- Born: Santa Barbara, California
- Education: University of California, Santa Barbara
- Occupations: Historian & Archivist

= Monica I. Orozco =

American historian

Monica I. Orozco (born in Santa Barbara, California) is a historian and archivist. She is the Director of the Santa Barbara Mission-Archive Library as well as Executive Director of Mission Santa Barbara. She earned her doctorate in History at University of California, Santa Barbara in 1999, completing her dissertation entitled "Protestant Missionaries, Mexican Liberals, Nationalism and the Issue of Cultural Incorporation of Indians, 1870-1900." The dissertation focuses on the opening to foreign Protestants during the liberal era in Mexico, and their shared aim of incorporating indigenous culturally. She has published a portion of her dissertation.

She taught Latin American history at University of California, Santa Barbara, Westmont College, and Santa Barbara City College.

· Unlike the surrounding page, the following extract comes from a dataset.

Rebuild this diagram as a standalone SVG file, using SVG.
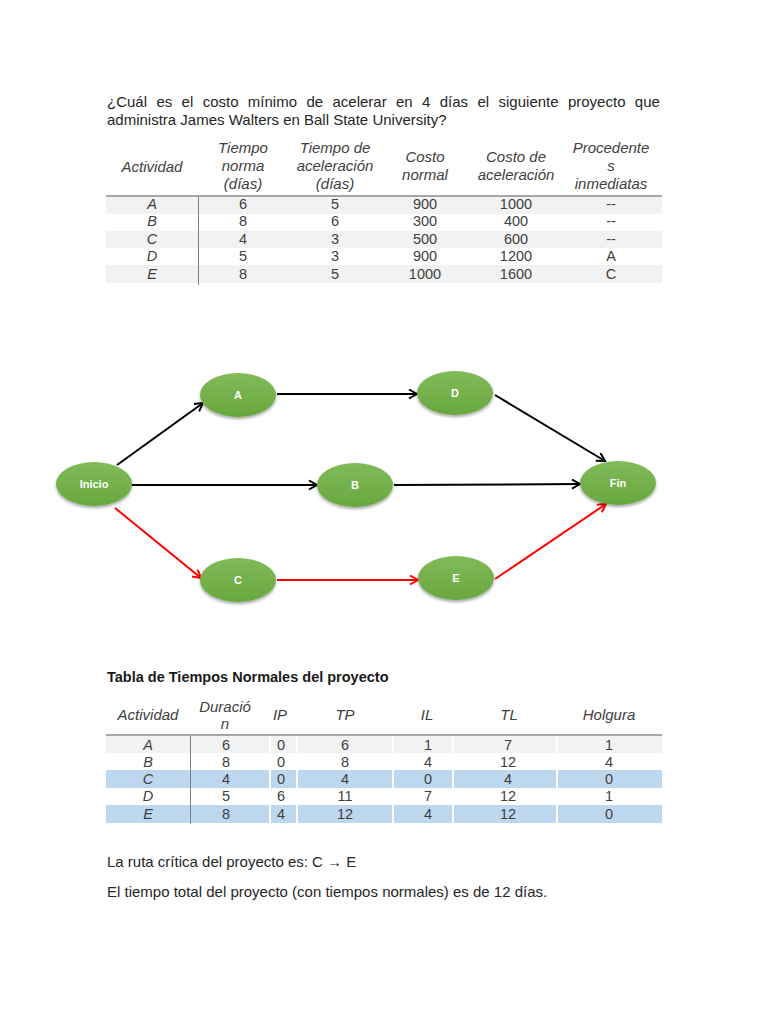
<svg xmlns="http://www.w3.org/2000/svg" width="768" height="1024" viewBox="0 0 768 1024">
<style>
  .p { font-family: "Liberation Sans", Arial, sans-serif; font-size: 15px; fill: #262626; }
  .h { font-family: "Liberation Sans", Arial, sans-serif; font-size: 15px; font-style: italic; fill: #404040; text-anchor: middle; }
  .c { font-family: "Liberation Sans", Arial, sans-serif; font-size: 14.5px; fill: #404040; text-anchor: middle; }
  .ci { font-family: "Liberation Sans", Arial, sans-serif; font-size: 14.5px; font-style: italic; fill: #404040; text-anchor: middle; }
  .t { font-family: "Liberation Sans", Arial, sans-serif; font-size: 14.5px; font-weight: bold; fill: #1a1a1a; }
  .nl { font-family: "Liberation Sans", Arial, sans-serif; font-size: 11px; font-weight: bold; fill: #ffffff; text-anchor: middle; }
  .node ellipse { fill: url(#g); filter: url(#sh); }
  .blk { stroke: #000000; stroke-width: 2; fill: none; marker-end: url(#ab); }
  .red { stroke: #ff0000; stroke-width: 2; fill: none; marker-end: url(#ar); }
  .hl { stroke: #a6a6a6; stroke-width: 2; }
  .vl { stroke: #7f7f7f; stroke-width: 1; }
  .sep { stroke: #ffffff; stroke-width: 2; }
</style>
<defs>
  <linearGradient id="g" x1="0" y1="0" x2="0" y2="1">
    <stop offset="0" stop-color="#80bb58"/>
    <stop offset="1" stop-color="#69a73f"/>
  </linearGradient>
  <filter id="sh" x="-20%" y="-20%" width="140%" height="160%">
    <feGaussianBlur in="SourceAlpha" stdDeviation="1.5"/>
    <feOffset dy="2" result="b"/>
    <feComponentTransfer><feFuncA type="linear" slope="0.35"/></feComponentTransfer>
    <feMerge><feMergeNode/><feMergeNode in="SourceGraphic"/></feMerge>
  </filter>
  <marker id="ab" markerUnits="userSpaceOnUse" markerWidth="12" markerHeight="12" refX="9" refY="5" orient="auto">
    <path d="M1,0.5 L9,5 L1,9.5" fill="none" stroke="#000000" stroke-width="2"/>
  </marker>
  <marker id="ar" markerUnits="userSpaceOnUse" markerWidth="12" markerHeight="12" refX="9" refY="5" orient="auto">
    <path d="M1,0.5 L9,5 L1,9.5" fill="none" stroke="#ff0000" stroke-width="2"/>
  </marker>
</defs>
<rect width="768" height="1024" fill="#ffffff"/>

<!-- Question -->
<text class="p" x="107" y="107" word-spacing="5.2">¿Cuál es el costo mínimo de acelerar en 4 días el siguiente proyecto que</text>
<text class="p" x="107" y="125">administra James Walters en Ball State University?</text>

<!-- Table 1 -->
<g id="table1">
  <rect x="106" y="197" width="556" height="17" fill="#f2f2f2"/>
  <rect x="106" y="231" width="556" height="17" fill="#f2f2f2"/>
  <rect x="106" y="265" width="556" height="18" fill="#f2f2f2"/>
  <line class="hl" x1="106" y1="196" x2="662" y2="196"/>
  <line class="vl" x1="198.5" y1="197" x2="198.5" y2="285"/>
  <text class="h" x="152" y="172">Actividad</text>
  <text class="h" x="243" y="153">Tiempo</text>
  <text class="h" x="243" y="171">norma</text>
  <text class="h" x="243" y="189">(días)</text>
  <text class="h" x="335" y="153">Tiempo de</text>
  <text class="h" x="335" y="171">aceleración</text>
  <text class="h" x="335" y="189">(días)</text>
  <text class="h" x="425" y="162">Costo</text>
  <text class="h" x="425" y="180">normal</text>
  <text class="h" x="516" y="162">Costo de</text>
  <text class="h" x="516" y="180">aceleración</text>
  <text class="h" x="611" y="153">Procedente</text>
  <text class="h" x="611" y="171">s</text>
  <text class="h" x="611" y="189">inmediatas</text>

  <text class="ci" x="152" y="209">A</text><text class="c" x="243" y="209">6</text><text class="c" x="335" y="209">5</text><text class="c" x="425" y="209">900</text><text class="c" x="516" y="209">1000</text><text class="c" x="611" y="209">--</text>
  <text class="ci" x="152" y="226">B</text><text class="c" x="243" y="226">8</text><text class="c" x="335" y="226">6</text><text class="c" x="425" y="226">300</text><text class="c" x="516" y="226">400</text><text class="c" x="611" y="226">--</text>
  <text class="ci" x="152" y="244">C</text><text class="c" x="243" y="244">4</text><text class="c" x="335" y="244">3</text><text class="c" x="425" y="244">500</text><text class="c" x="516" y="244">600</text><text class="c" x="611" y="244">--</text>
  <text class="ci" x="152" y="261">D</text><text class="c" x="243" y="261">5</text><text class="c" x="335" y="261">3</text><text class="c" x="425" y="261">900</text><text class="c" x="516" y="261">1200</text><text class="c" x="611" y="261">A</text>
  <text class="ci" x="152" y="279">E</text><text class="c" x="243" y="279">8</text><text class="c" x="335" y="279">5</text><text class="c" x="425" y="279">1000</text><text class="c" x="516" y="279">1600</text><text class="c" x="611" y="279">C</text>
</g>

<!-- Network connectors -->
<g id="connectors">
  <line class="blk" x1="117" y1="465" x2="203" y2="403"/>
  <line class="blk" x1="277" y1="394" x2="417" y2="394"/>
  <line class="blk" x1="495" y1="395" x2="605" y2="461"/>
  <line class="blk" x1="132" y1="485" x2="317" y2="485"/>
  <line class="blk" x1="394" y1="485" x2="580" y2="484"/>
  <line class="red" x1="115" y1="508" x2="201" y2="578"/>
  <line class="red" x1="277" y1="580" x2="418" y2="580"/>
  <line class="red" x1="495" y1="579" x2="606" y2="504"/>
</g>

<!-- Nodes -->
<g id="node-inicio" class="node"><ellipse cx="94" cy="484" rx="38" ry="22"/><text class="nl" x="94" y="488">Inicio</text></g>
<g id="node-a" class="node"><ellipse cx="238" cy="395" rx="38" ry="22"/><text class="nl" x="238" y="399">A</text></g>
<g id="node-d" class="node"><ellipse cx="455" cy="393" rx="38" ry="22"/><text class="nl" x="455" y="397">D</text></g>
<g id="node-b" class="node"><ellipse cx="355" cy="485" rx="38" ry="22"/><text class="nl" x="355" y="489">B</text></g>
<g id="node-fin" class="node"><ellipse cx="618" cy="483" rx="38" ry="22"/><text class="nl" x="618" y="487">Fin</text></g>
<g id="node-c" class="node"><ellipse cx="238" cy="580" rx="38" ry="22"/><text class="nl" x="238" y="584">C</text></g>
<g id="node-e" class="node"><ellipse cx="456" cy="578" rx="38" ry="22"/><text class="nl" x="456" y="582">E</text></g>

<!-- Table 2 -->
<text class="t" x="107" y="682">Tabla de Tiempos Normales del proyecto</text>
<g id="table2">
  <rect x="106" y="736" width="556" height="17" fill="#f2f2f2"/>
  <rect x="106" y="770" width="556" height="18" fill="#bdd7ee"/>
  <rect x="106" y="805" width="556" height="18" fill="#bdd7ee"/>
  <line class="sep" x1="270" y1="736" x2="270" y2="823"/>
  <line class="sep" x1="297" y1="736" x2="297" y2="823"/>
  <line class="sep" x1="393" y1="736" x2="393" y2="823"/>
  <line class="sep" x1="453" y1="736" x2="453" y2="823"/>
  <line class="sep" x1="557" y1="736" x2="557" y2="823"/>
  <line class="hl" x1="106" y1="735" x2="662" y2="735"/>
  <line class="vl" x1="190.5" y1="736" x2="190.5" y2="824"/>
  <text class="h" x="148" y="720">Actividad</text>
  <text class="h" x="225" y="712">Duració</text>
  <text class="h" x="225" y="729">n</text>
  <text class="h" x="280" y="720">IP</text>
  <text class="h" x="345" y="720">TP</text>
  <text class="h" x="427" y="720">IL</text>
  <text class="h" x="509" y="720">TL</text>
  <text class="h" x="609" y="720">Holgura</text>

  <text class="ci" x="148" y="750">A</text><text class="c" x="226" y="750">6</text><text class="c" x="281" y="750">0</text><text class="c" x="345" y="750">6</text><text class="c" x="428" y="750">1</text><text class="c" x="508" y="750">7</text><text class="c" x="609" y="750">1</text>
  <text class="ci" x="148" y="767">B</text><text class="c" x="226" y="767">8</text><text class="c" x="281" y="767">0</text><text class="c" x="345" y="767">8</text><text class="c" x="428" y="767">4</text><text class="c" x="508" y="767">12</text><text class="c" x="609" y="767">4</text>
  <text class="ci" x="148" y="784">C</text><text class="c" x="226" y="784">4</text><text class="c" x="281" y="784">0</text><text class="c" x="345" y="784">4</text><text class="c" x="428" y="784">0</text><text class="c" x="508" y="784">4</text><text class="c" x="609" y="784">0</text>
  <text class="ci" x="148" y="801">D</text><text class="c" x="226" y="801">5</text><text class="c" x="281" y="801">6</text><text class="c" x="345" y="801">11</text><text class="c" x="428" y="801">7</text><text class="c" x="508" y="801">12</text><text class="c" x="609" y="801">1</text>
  <text class="ci" x="148" y="819">E</text><text class="c" x="226" y="819">8</text><text class="c" x="281" y="819">4</text><text class="c" x="345" y="819">12</text><text class="c" x="428" y="819">4</text><text class="c" x="508" y="819">12</text><text class="c" x="609" y="819">0</text>
</g>

<text class="p" x="107" y="867">La ruta crítica del proyecto es: C → E</text>
<text class="p" x="107" y="897">El tiempo total del proyecto (con tiempos normales) es de 12 días.</text>
</svg>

She also worked as an editor at ABC-CLIO. Since 2009 she has served as the second lay director and professional archivist at the Santa Barbara Mission Archive-Library. In 2016 she became the first lay executive director of the Santa Barbara Mission. She is featured in a C-SPAN program on the Santa Barbara Mission and the Mission Archive-Library, highlighting the importance of both to the cultural life of the American West, California history, and indigenous history.